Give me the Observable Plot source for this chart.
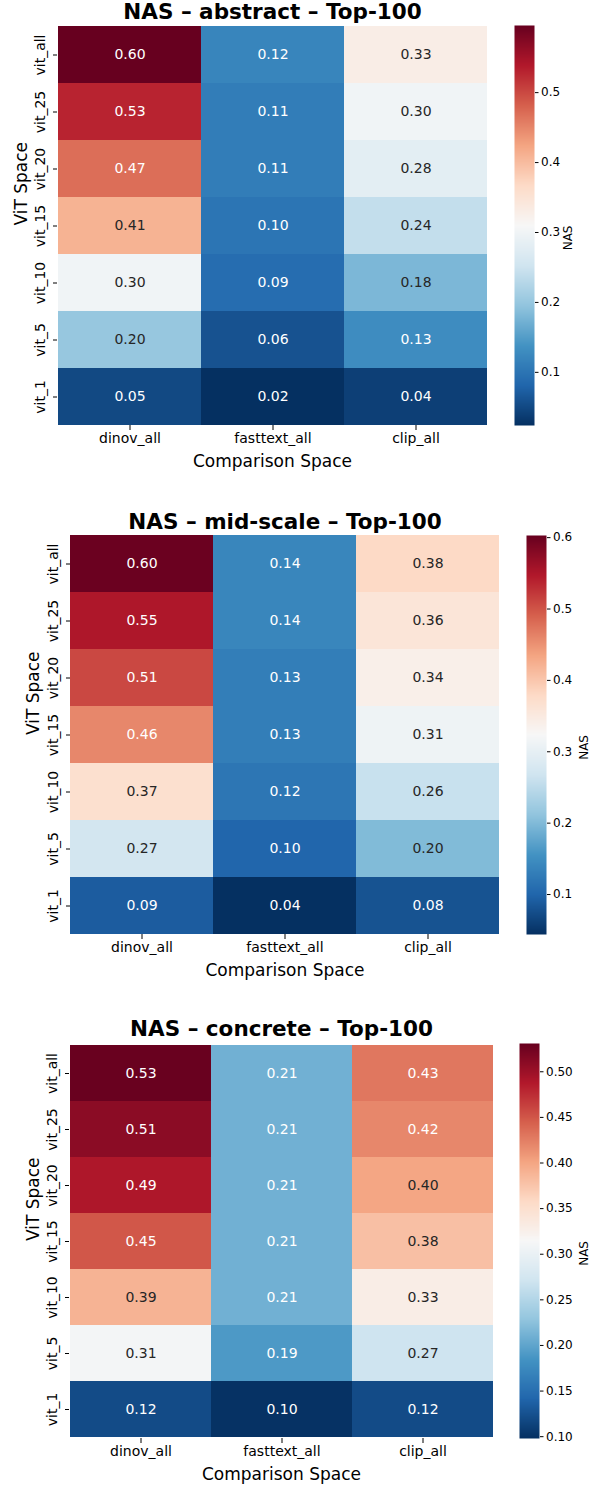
<!DOCTYPE html>
<html><head><meta charset="utf-8">
<script src="https://cdn.jsdelivr.net/npm/d3@7"></script>
<script src="https://cdn.jsdelivr.net/npm/@observablehq/plot@0.6"></script>
<style>
body{margin:0;background:#fff;font-family:"DejaVu Sans",sans-serif;}
#root{position:relative;width:599px;height:1486px;overflow:hidden;background:#fff}
.panel{position:absolute;left:0;width:599px}
.panel svg{position:absolute;top:0;overflow:visible}
</style></head><body><div id="root"></div>
<script>
// ---- data ----
const rows = ["vit_all","vit_25","vit_20","vit_15","vit_10","vit_5","vit_1"];
const cols = ["dinov_all","fasttext_all","clip_all"];
const titles = ["NAS – abstract – Top-100","NAS – mid-scale – Top-100","NAS – concrete – Top-100"];

const abstractDinov    = [0.60,0.53,0.47,0.41,0.30,0.20,0.05];
const abstractFasttext = [0.12,0.11,0.11,0.10,0.09,0.06,0.02];
const abstractClip     = [0.33,0.30,0.28,0.24,0.18,0.13,0.04];

const midDinov    = [0.60,0.55,0.51,0.46,0.37,0.27,0.09];
const midFasttext = [0.14,0.14,0.13,0.13,0.12,0.10,0.04];
const midClip     = [0.38,0.36,0.34,0.31,0.26,0.20,0.08];

const concreteDinov    = [0.53,0.51,0.49,0.45,0.39,0.31,0.12];
const concreteFasttext = [0.21,0.21,0.21,0.21,0.21,0.19,0.10];
const concreteClip     = [0.43,0.42,0.40,0.38,0.33,0.27,0.12];

const colorDomains = [[0.024,0.596],[0.044,0.603],[0.098,0.531]];
const colorbarTicks = [
  [0.1,0.2,0.3,0.4,0.5],
  [0.1,0.2,0.3,0.4,0.5,0.6],
  [0.10,0.15,0.20,0.25,0.30,0.35,0.40,0.45,0.50]
];
const colorbarTickFormats = [".1f",".1f",".2f"];
const colorbarLabel = "NAS";
const xLabel = "Comparison Space";
const yLabel = "ViT Space";

// ---- style / layout ----
const RdBu_r = ["#053061","#2166ac","#4393c3","#92c5de","#d1e5f0","#f7f7f7","#fddbc7","#f4a582","#d6604d","#b2182b","#67001f"];
const interp = d3.piecewise(d3.interpolateRgb, RdBu_r);
const FONT = '"DejaVu Sans", sans-serif';
const layouts = [
  {T:0,    H:495, L:57, R:487, Y0:25,   Y1:425,  CL:514, titleY:12,   nasDx:34, yLabX:21},
  {T:495,  H:505, L:70, R:499, Y0:535,  Y1:934,  CL:526, titleY:522,  nasDx:38, yLabX:33},
  {T:1000, H:486, L:69, R:493, Y0:1043, Y1:1438, CL:519, titleY:1029, nasDx:45, yLabX:33}
];

function lum(c) {
  const {r,g,b} = d3.rgb(c);
  const f = v => { v /= 255; return v <= 0.03928 ? v/12.92 : Math.pow((v+0.055)/1.055, 2.4); };
  return 0.2126*f(r) + 0.7152*f(g) + 0.0722*f(b);
}

const root = document.getElementById("root");

function panel(i, values) {
  const lay = layouts[i];
  const {T,H,L,R,Y0,Y1,CL} = lay;
  const [d0,d1] = colorDomains[i];
  const data = [];
  cols.forEach((c,ci) => rows.forEach((r,ri) => data.push({col:c,row:r,v:values[ci][ri]})));
  const tOf = v => Math.max(0, Math.min(1, (v-d0)/(d1-d0)));
  const isLight = d => lum(interp(tOf(d.v))) > 0.408;
  const colorOpts = {type:"linear", domain:[d0,d1], interpolate: interp, clamp:true};

  const div = document.createElement("div");
  div.className = "panel";
  div.style.top = T + "px";
  div.style.height = H + "px";
  root.appendChild(div);

  const heat = Plot.plot({
    width:599, height:H,
    marginLeft:L, marginRight:599-R, marginTop:Y0-T, marginBottom:T+H-Y1,
    style:{fontFamily:FONT, fontSize:"14px", color:"#000", background:"transparent", overflow:"visible"},
    x:{type:"band", domain:cols, padding:0},
    y:{type:"band", domain:rows, padding:0},
    color: colorOpts,
    marks:[
      Plot.cell(data, {x:"col", y:"row", fill:"v"}),
      Plot.text(data, {filter: d => !isLight(d), x:"col", y:"row", text: d => d.v.toFixed(2), fill:"white", fontSize:14}),
      Plot.text(data, {filter: d => isLight(d), x:"col", y:"row", text: d => d.v.toFixed(2), fill:"#262626", fontSize:14}),
      Plot.axisX({tickSize:5, tickPadding:3, fontSize:14, label:null, stroke:"#000"}),
      Plot.axisY({tickSize:4, tickFormat: () => "", label:null, stroke:"#000"}),
      Plot.text(rows, {y: d => d, frameAnchor:"left", dx:-17, rotate:-90, textAnchor:"middle", lineAnchor:"middle", fontSize:14, fill:"#000"}),
      Plot.text([titles[i]], {frameAnchor:"top", dy:lay.titleY-Y0, lineAnchor:"middle", fontSize:21.5, fontWeight:"bold", fill:"#000"}),
      Plot.text([xLabel], {frameAnchor:"bottom", dy:36, lineAnchor:"middle", fontSize:17, fill:"#000"}),
      Plot.text([yLabel], {frameAnchor:"left", dx:lay.yLabX-L, rotate:-90, lineAnchor:"middle", fontSize:17, fill:"#000"})
    ]
  });
  heat.style.left = "0px";
  div.appendChild(heat);

  const bar = Plot.plot({
    width:80, height:H,
    marginLeft:0, marginRight:60, marginTop:Y0-T, marginBottom:T+H-Y1,
    style:{fontFamily:FONT, fontSize:"12px", color:"#000", background:"transparent", overflow:"visible"},
    x:{domain:[0,1], axis:null},
    y:{domain:[d0,d1]},
    color: colorOpts,
    marks:[
      Plot.raster({x1:0, x2:1, y1:d0, y2:d1, width:1, height:400, fill:(x,y) => y, imageRendering:"auto"}),
      Plot.axisY({anchor:"right", ticks:colorbarTicks[i], tickFormat:d3.format(colorbarTickFormats[i]), tickSize:3.5, tickPadding:3, fontSize:12, label:null, stroke:"#000"}),
      Plot.text([colorbarLabel], {frameAnchor:"right", dx:lay.nasDx, rotate:-90, lineAnchor:"middle", fontSize:12, fill:"#000"})
    ]
  });
  bar.style.left = CL + "px";
  div.appendChild(bar);
}

panel(0, [abstractDinov, abstractFasttext, abstractClip]);
panel(1, [midDinov, midFasttext, midClip]);
panel(2, [concreteDinov, concreteFasttext, concreteClip]);
</script>
</body></html>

* * * * * * *

◆ TASK OBJECTIVE: Give every line above again exactly, with no pictures.

◆ FULL SOLUTION:
Give me the Observable Plot source for this chart.
<!DOCTYPE html>
<html><head><meta charset="utf-8">
<script src="https://cdn.jsdelivr.net/npm/d3@7"></script>
<script src="https://cdn.jsdelivr.net/npm/@observablehq/plot@0.6"></script>
<style>
body{margin:0;background:#fff;font-family:"DejaVu Sans",sans-serif;}
#root{position:relative;width:599px;height:1486px;overflow:hidden;background:#fff}
.panel{position:absolute;left:0;width:599px}
.panel svg{position:absolute;top:0;overflow:visible}
</style></head><body><div id="root"></div>
<script>
// ---- data ----
const rows = ["vit_all","vit_25","vit_20","vit_15","vit_10","vit_5","vit_1"];
const cols = ["dinov_all","fasttext_all","clip_all"];
const titles = ["NAS – abstract – Top-100","NAS – mid-scale – Top-100","NAS – concrete – Top-100"];

const abstractDinov    = [0.60,0.53,0.47,0.41,0.30,0.20,0.05];
const abstractFasttext = [0.12,0.11,0.11,0.10,0.09,0.06,0.02];
const abstractClip     = [0.33,0.30,0.28,0.24,0.18,0.13,0.04];

const midDinov    = [0.60,0.55,0.51,0.46,0.37,0.27,0.09];
const midFasttext = [0.14,0.14,0.13,0.13,0.12,0.10,0.04];
const midClip     = [0.38,0.36,0.34,0.31,0.26,0.20,0.08];

const concreteDinov    = [0.53,0.51,0.49,0.45,0.39,0.31,0.12];
const concreteFasttext = [0.21,0.21,0.21,0.21,0.21,0.19,0.10];
const concreteClip     = [0.43,0.42,0.40,0.38,0.33,0.27,0.12];

const colorDomains = [[0.024,0.596],[0.044,0.603],[0.098,0.531]];
const colorbarTicks = [
  [0.1,0.2,0.3,0.4,0.5],
  [0.1,0.2,0.3,0.4,0.5,0.6],
  [0.10,0.15,0.20,0.25,0.30,0.35,0.40,0.45,0.50]
];
const colorbarTickFormats = [".1f",".1f",".2f"];
const colorbarLabel = "NAS";
const xLabel = "Comparison Space";
const yLabel = "ViT Space";

// ---- style / layout ----
const RdBu_r = ["#053061","#2166ac","#4393c3","#92c5de","#d1e5f0","#f7f7f7","#fddbc7","#f4a582","#d6604d","#b2182b","#67001f"];
const interp = d3.piecewise(d3.interpolateRgb, RdBu_r);
const FONT = '"DejaVu Sans", sans-serif';
const layouts = [
  {T:0,    H:495, L:57, R:487, Y0:25,   Y1:425,  CL:514, titleY:12,   nasDx:34, yLabX:21},
  {T:495,  H:505, L:70, R:499, Y0:535,  Y1:934,  CL:526, titleY:522,  nasDx:38, yLabX:33},
  {T:1000, H:486, L:69, R:493, Y0:1043, Y1:1438, CL:519, titleY:1029, nasDx:45, yLabX:33}
];

function lum(c) {
  const {r,g,b} = d3.rgb(c);
  const f = v => { v /= 255; return v <= 0.03928 ? v/12.92 : Math.pow((v+0.055)/1.055, 2.4); };
  return 0.2126*f(r) + 0.7152*f(g) + 0.0722*f(b);
}

const root = document.getElementById("root");

function panel(i, values) {
  const lay = layouts[i];
  const {T,H,L,R,Y0,Y1,CL} = lay;
  const [d0,d1] = colorDomains[i];
  const data = [];
  cols.forEach((c,ci) => rows.forEach((r,ri) => data.push({col:c,row:r,v:values[ci][ri]})));
  const tOf = v => Math.max(0, Math.min(1, (v-d0)/(d1-d0)));
  const isLight = d => lum(interp(tOf(d.v))) > 0.408;
  const colorOpts = {type:"linear", domain:[d0,d1], interpolate: interp, clamp:true};

  const div = document.createElement("div");
  div.className = "panel";
  div.style.top = T + "px";
  div.style.height = H + "px";
  root.appendChild(div);

  const heat = Plot.plot({
    width:599, height:H,
    marginLeft:L, marginRight:599-R, marginTop:Y0-T, marginBottom:T+H-Y1,
    style:{fontFamily:FONT, fontSize:"14px", color:"#000", background:"transparent", overflow:"visible"},
    x:{type:"band", domain:cols, padding:0},
    y:{type:"band", domain:rows, padding:0},
    color: colorOpts,
    marks:[
      Plot.cell(data, {x:"col", y:"row", fill:"v"}),
      Plot.text(data, {filter: d => !isLight(d), x:"col", y:"row", text: d => d.v.toFixed(2), fill:"white", fontSize:14}),
      Plot.text(data, {filter: d => isLight(d), x:"col", y:"row", text: d => d.v.toFixed(2), fill:"#262626", fontSize:14}),
      Plot.axisX({tickSize:5, tickPadding:3, fontSize:14, label:null, stroke:"#000"}),
      Plot.axisY({tickSize:4, tickFormat: () => "", label:null, stroke:"#000"}),
      Plot.text(rows, {y: d => d, frameAnchor:"left", dx:-17, rotate:-90, textAnchor:"middle", lineAnchor:"middle", fontSize:14, fill:"#000"}),
      Plot.text([titles[i]], {frameAnchor:"top", dy:lay.titleY-Y0, lineAnchor:"middle", fontSize:21.5, fontWeight:"bold", fill:"#000"}),
      Plot.text([xLabel], {frameAnchor:"bottom", dy:36, lineAnchor:"middle", fontSize:17, fill:"#000"}),
      Plot.text([yLabel], {frameAnchor:"left", dx:lay.yLabX-L, rotate:-90, lineAnchor:"middle", fontSize:17, fill:"#000"})
    ]
  });
  heat.style.left = "0px";
  div.appendChild(heat);

  const bar = Plot.plot({
    width:80, height:H,
    marginLeft:0, marginRight:60, marginTop:Y0-T, marginBottom:T+H-Y1,
    style:{fontFamily:FONT, fontSize:"12px", color:"#000", background:"transparent", overflow:"visible"},
    x:{domain:[0,1], axis:null},
    y:{domain:[d0,d1]},
    color: colorOpts,
    marks:[
      Plot.raster({x1:0, x2:1, y1:d0, y2:d1, width:1, height:400, fill:(x,y) => y, imageRendering:"auto"}),
      Plot.axisY({anchor:"right", ticks:colorbarTicks[i], tickFormat:d3.format(colorbarTickFormats[i]), tickSize:3.5, tickPadding:3, fontSize:12, label:null, stroke:"#000"}),
      Plot.text([colorbarLabel], {frameAnchor:"right", dx:lay.nasDx, rotate:-90, lineAnchor:"middle", fontSize:12, fill:"#000"})
    ]
  });
  bar.style.left = CL + "px";
  div.appendChild(bar);
}

panel(0, [abstractDinov, abstractFasttext, abstractClip]);
panel(1, [midDinov, midFasttext, midClip]);
panel(2, [concreteDinov, concreteFasttext, concreteClip]);
</script>
</body></html>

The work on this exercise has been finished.